Ma la sua morte, la morte della scrittrice obesa, fa notizia. I suoi scritti snobbati dalle case editrici finché Susanna era in vita verranno, in virtù del dramma gonfiato dai media, pian piano uno dopo l’altro “riscoperti”, fino a farla diventare un’autrice ai primi posti nella classifica delle vendite.
Un’amara parabola raccontata con il solito savoir faire e con un certo compiacimento dall’autrice, che di questo mondo ben conosce i meccanismi e i retroscena, anche quelli tanto deleteri del mercato.

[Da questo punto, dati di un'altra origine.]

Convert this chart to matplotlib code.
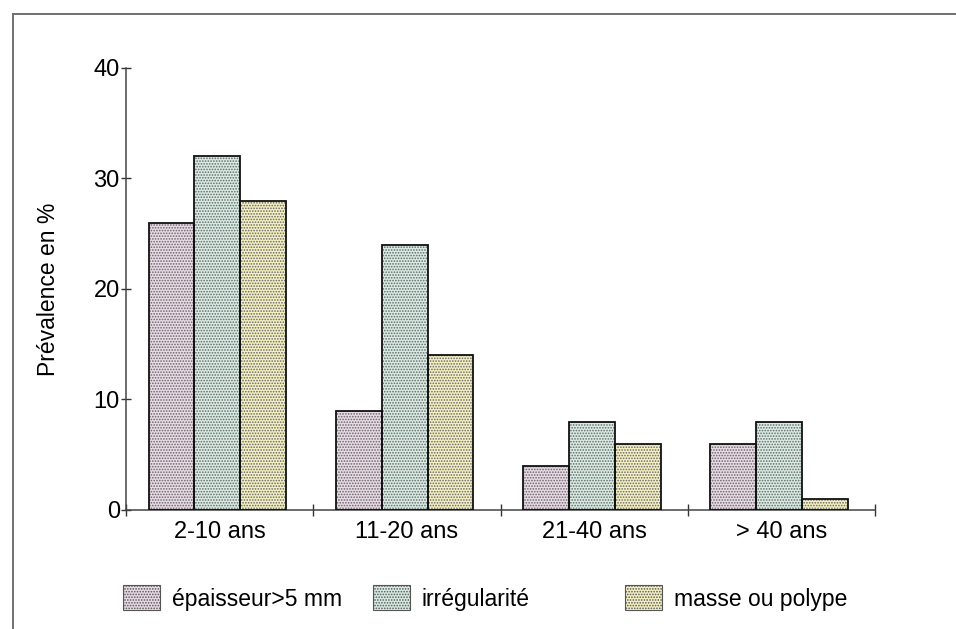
import matplotlib
matplotlib.use("Agg")
import matplotlib.pyplot as plt
import numpy as np
from matplotlib.patches import Patch
from matplotlib.lines import Line2D

categories = ["2-10 ans", "11-20 ans", "21-40 ans", "> 40 ans"]
series_names = ["épaisseur>5 mm", "irrégularité", "masse ou polype"]
epaisseur = [26, 9, 4, 6]
irregularite = [32, 24, 8, 8]
masse = [28, 14, 6, 1]
values = [epaisseur, irregularite, masse]
colors = ["#e8dae6", "#d8ece4", "#f4f0c2"]
yticks = [0, 10, 20, 30, 40]

plt.rcParams['font.family'] = ['Liberation Sans', 'DejaVu Sans']
plt.rcParams['hatch.linewidth'] = 0.8

fig = plt.figure(figsize=(9.56, 6.29), dpi=100)
ax = fig.add_axes([0.1318, 0.1892, 0.7835, 0.7027])

x = np.arange(len(categories))
w = 0.245
for i, (vals, c) in enumerate(zip(values, colors)):
    pos = x + (i - 1) * w - 0.012
    ax.bar(pos, vals, width=w, color=c, edgecolor="#666666", hatch="......",
           linewidth=0, zorder=2)
    ax.bar(pos, vals, width=w, facecolor="none", edgecolor="#111111",
           linewidth=1.3, zorder=3)

ax.set_xlim(-0.5, len(categories) - 0.5)
ax.set_ylim(0, 40)
ax.set_yticks(yticks)
ax.set_yticklabels([str(t) for t in yticks])
ax.set_xticks(x)
ax.set_xticklabels(categories)
ax.set_xticks(np.arange(len(categories) + 1) - 0.5, minor=True)
ax.tick_params(axis='x', which='major', length=0, pad=8, labelsize=17)
ax.tick_params(axis='x', which='minor', length=8, direction='inout', width=1, color="#333333")
ax.tick_params(axis='y', which='major', length=7, direction='inout', width=1, color="#333333", labelsize=17, pad=1)
for s in ["top", "right"]:
    ax.spines[s].set_visible(False)
for s in ["left", "bottom"]:
    ax.spines[s].set_color("#444444")
    ax.spines[s].set_linewidth(1.1)
ax.set_ylabel("Prévalence en %", fontsize=16.5, labelpad=24)

# outer frame lines
fig.add_artist(Line2D([13/956, 1.0], [1 - 14/629, 1 - 14/629], color="#707070", lw=1.4))
fig.add_artist(Line2D([13/956, 13/956], [0, 1 - 14/629], color="#707070", lw=1.4))

fs = 16.5
lx = [123/956, 373/956, 625/956]
for name, c, xx in zip(series_names, colors, lx):
    h = Patch(facecolor=c, edgecolor="#555555", hatch="......", linewidth=0.8)
    fig.legend(handles=[h], labels=[name], loc='center left',
               bbox_to_anchor=(xx, 1 - 598/629), frameon=False, fontsize=fs,
               borderpad=0, borderaxespad=0, handlelength=1.62, handleheight=1.3,
               handletextpad=0.5)

fig.savefig("out.png", dpi=100)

Marisa Salabelle tratteggia con amara ironia, una storia di emarginazione e solitudine ma approfitta dell’occasione per rivolgere una disincantata critica rivolta al panorama editoriale attuale: all’incontrollabile proliferare di premi… quanti poi davvero meritati? Alle troppo difficoltà di emergere e farsi accettare in un mondo difficile, poco obiettivo e troppo spesso legato a scelte pilotate . E il mercato italiano poi: strano panorama, un terno al lotto da giocare? Cosa conta davvero per un aspirante scrittore ? Cosa serve?
Una storia dura e cruda, che fa riflettere.
Marisa Salabelle è nata a Cagliari il 22 aprile 1955 e vive a Pistoia dal 1965. È laureata in Storia all’Università di Firenze e ha frequentato il triennio di studi teologici presso il Seminario arcivescovile della stessa città. Dal 1978 al 2016 ha insegnato nella scuola italiana. Nel 2015 ha pubblicato il suo romanzo d’esordio, L’estate che ammazzarono Efisia Caddozzu (Piemme). Nel 2019 ha pubblicato il suo secondo romanzo, L’ultimo dei Santi (Tarka). Entrambi i romanzi sono stati finalisti al Premio letterario La Provincia in Giallo, rispettivamente nel 2016 e nel 2020. Nel settembre 2020 è uscito il romanzo storico-famigliare Gli ingranaggi dei ricordi (Arkadia Editore) e nel 2022 Il ferro da calza (Tarka), un giallo con ambientazione appenninica. Suoi articoli e racconti sono apparsi su riviste online e antologie cartacee.